Who supplies to whom - wind industry gearboxes and bearings

Most wind turbine manufactures hedge their bets by having relationships with several gearbox vendors to help safeguard them from failures across their entire fleet -- and alleviate the industry's chronic supply chain bottleneck in major forged components, particularly gearboxes, bearings and shafts.

The two major gearbox suppliers are German Winergy, which has about 50% of the world market, and Hansen of Belgium, with approximately 30% of the market. While Winergy supplies to a wide range of wind turbine manufacturers (table), Hansen only serves Vestas and Gamesa, two former technology partners before their split in 2001.


Winergy is a separate business unit of Flender, a major supplier of mechanical and electrical drives, which was bought by Siemens earlier this year. At the time of the purchase, Flender had 6700 employees and an annual turnover of EUR 1.012 billion. It was bought by Siemens for EUR 1.2 billion (Windpower Monthly, May 2005). The purchase was controversial among wind turbine manufacturers, most of whom now find themselves reliant on gearboxes supplied by a subsidiary of a company they are in direct competition with -- the wind unit of Siemens Power Generation. Flender has supplied the wind industry with gearboxes since at least the early 1990s, including to NEG Micon, which suffered a major series failure of gearboxes in the late 1990s.

Hansen Transmissions of Belgium was also recently bought by a much larger company, the German Allianz insurance group (Windpower Monthly, November 2004). Allianz already had insurance interests in the wind business before its purchase of Hansen 18 months ago from debt ridden Invensys plc of the UK. Hansen had reportedly been for sale since 2001. It has supplied gearboxes for wind turbines since the early 1980s.

One of the oldest gearbox suppliers to the wind industry is Moventas of Finland, formerly known as Metso.
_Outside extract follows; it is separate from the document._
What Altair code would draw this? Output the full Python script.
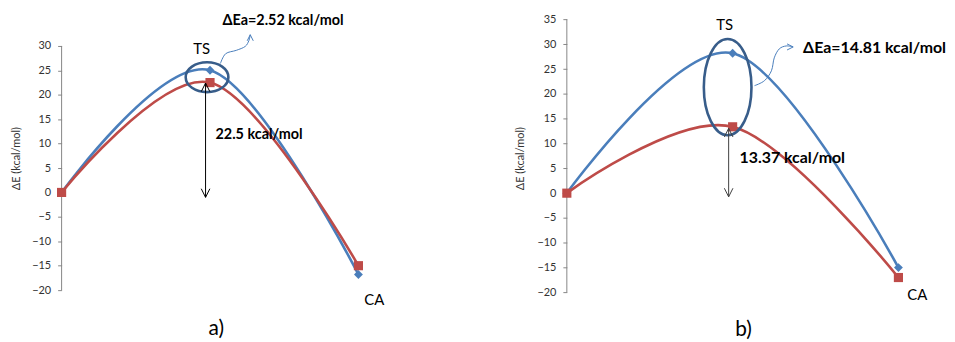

The gearbox brand recently went through its fourth name change when Metso Corporation sold Metso Drives to Scandinavian equity investment group CapMan and the name was changed to Moventas.

Moventas sells gearboxes exclusively to Metso. Metso was owner of Valmet Power Transmission, which has supplied gearboxes to the wind industry since the early 1980s, starting with 55 kW machines. Valmet merged with Santasalo Gears Oy in late 2002 and for a period the name Santasalo was also used as a brand name.

Valmet gearboxes in wind turbines suffered widespread failure in the 1990s and a retrofit was carried out of 880 Valmet gear units in Vestas turbines. Valmet units have been supplied to Vestas, NEG Micon and Gamesa.


Two further gearbox companies supplying to the wind industry are Germany's Bosch Rexroth, a large drive and control equipment company with international interests. It has linked up with GE Energy's wind unit, among others. Another German company, Eickhoff, which describes itself as a world leader in design and manufacturing of high performance gearing products, supplies to Germany's Nordex, GE Energy and Repower, says the company's Karsten Sikora.


A company that appears to be struggling in the wind industry is Jahnel-Kestermann, a family owned German firm up until its purchase by French investment company Arques Industries in April earlier this year. Jahnel-Kestermann, which considers itself the smallest of the six main gearbox suppliers, was a one time supplier to NEG Micon. It is now in dispute with Vestas over failures in NEG Micon wind turbines (see separate story) and while Vestas Denmark is refusing to do business with Jahnel-Kestermann, its Indian division remains a major customer.

Other gearbox brands with business in the wind industry include Germany's Lohman & Stolterfoht (now a division of Bosch Rexroth), Pujol, which supplies Spain's Ecotècnia, and Echesa, owned by Gamesa.


Just as wind turbine manufacturers use multiple gearbox suppliers, gearbox manufacturers utilise several bearing partners. The major supplier of bearings to the wind industry -- with about 50% of the market -- is Swedish company SKF, the world's largest bearing manufacturer. Next come the INA/FAG brands from Germany, while Timken, the largest bearing manufacturing company in the United States, comes in a distant third.

In Europe, SKF is the leading bearing company, closely followed by Germany's Schaeffler Group, which is the holding company for INA and FAG, two large bearing firms. SKF is number two in North America, behind Timken. In Asia, SKF is the number one bearing supplier excluding Japan, where several Japanese bearing companies dominate the market. Of these, NTN supplies bearings to Mitsubishi turbines.

SKF was one of the early wind industry pioneers, dating back to 1981. Within SKF, though, wind is a small percentage of total revenues. "Compared to the overall business of SKF, wind is a small part," says Werner Goebel, senior business engineer at SKF. "But wind is a very attractive area to us due to fantastic growth rates and its requirement of innovation."